Ten years ago, the UN's reluctance to act allowed the Rwandan genocide to proceed unchecked. Hundreds of thousands of people were slaughtered. This is the UN's opportunity to make amends. Yet still, it seems, there is no sense of urgency.

The Scotsman has tried to play a part in highlighting this unfolding tragedy. Gethin Chamberlain and photographer Ian Rutherford travelled to the border between Sudan and Chad to speak to those who had experienced the murderous attacks of the Janjaweed militias and the Sudanese government forces. It is a story that too many have chosen to ignore. We trusted that our readers would share our concern.

The response has been heartening. Donations for the UNICEF appeal that we ran in conjunction with the coverage have poured in. UNICEF says that such an appeal in a single newspaper would normally be expected to raise no more than GBP 10,000. The Scotsman's readers have already donated in excess of GBP 33,000, and the figure is rising by the day. Decent people are not prepared to stand idly by while others suffer.

But such generosity is not enough if those with the political power do not act quickly to stem the killing. The aid agencies need to be able to get into Darfur to use the money that has been donated. Instead, Kofi Annan, the UN Secretary-General, will not even accept that what is happening in Darfur is genocide or ethnic cleansing. He will only say that it is "a tragic humanitarian situation".

A report issued by the UN in May describes the situation in Darfur as "an ethnically based rebellion which has been met with an ethnically based response, building in large part on long-standing but largely hitherto contained tribal rivalries".

The Sudanese government has set out to destroy a people. It has backed one ethnic group against another, determined to wipe out the black African population of Darfur, leaving only Arabs behind. If that is not genocide, what is?

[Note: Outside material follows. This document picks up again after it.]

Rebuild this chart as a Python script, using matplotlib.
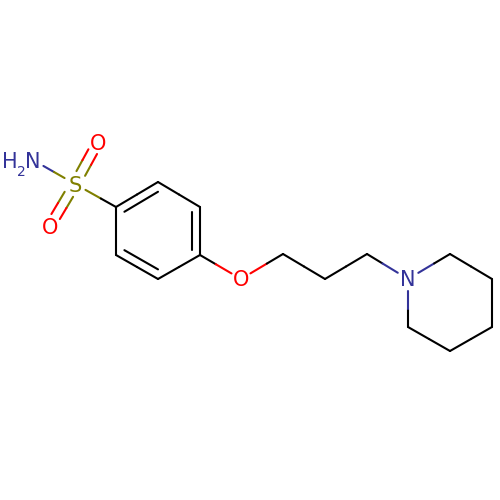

Mr Annan and Colin Powell, the US secretary of state, intend to visit Khartoum next week to speak to the Sudanese government. It is to be hoped that they do not pull their punches, though in the case of Mr Annan, it may be a vain hope. He has previously stated that there may need to be military intervention to resolve the crisis. But he will not risk upsetting members of the UN Security Council. And the council is hopelessly split.

Despite finally approving the use of UN peacekeepers for the long-running conflict in southern Sudan, some council members continue to block a resolution to enable the UN to act in Darfur. Algeria and Pakistan do not like the idea of interfering with the sovereignty of a fellow Muslim state. France and China have oil interests in Sudan which they are loathe to jeopardise. It creates the obscene possibility that UN forces will be present where genocide is taking place, unable, yet again, to intervene.

THE solution is not complicated. The Sudanese government must open up the Darfur region to aid agencies immediately. It must disarm and cease to fund the Janjaweed militias who it has used to do its dirty work.

The rest of the world should dispense with platitudes and face down the Sudanese government. Those responsible for this slaughter must be identified and brought to book. The militias must be disarmed and the Sudanese airforce grounded, by no-fly zones if necessary.

A swift and explicit UN Security Council resolution is the starting point; action to back it up must follow. And it would be helpful if those with commercial interests in Sudan could rediscover the moral certainty they felt over Iraq and stop prevaricating.

But what is needed, more than anything, is for ordinary people, not just the politicians, to start taking notice; to say that, in 2004, it is no longer acceptable for hundreds of thousands of people to die because they are the wrong colour, in the wrong place, at the wrong time.

The Scotsman has done its best to help bring this tragedy to the attention of those who can make a difference. Our readers have shown, through their generosity, that they care deeply. It is the time for the rest of the civilised world, to stand up, be counted and demand action from political leaders.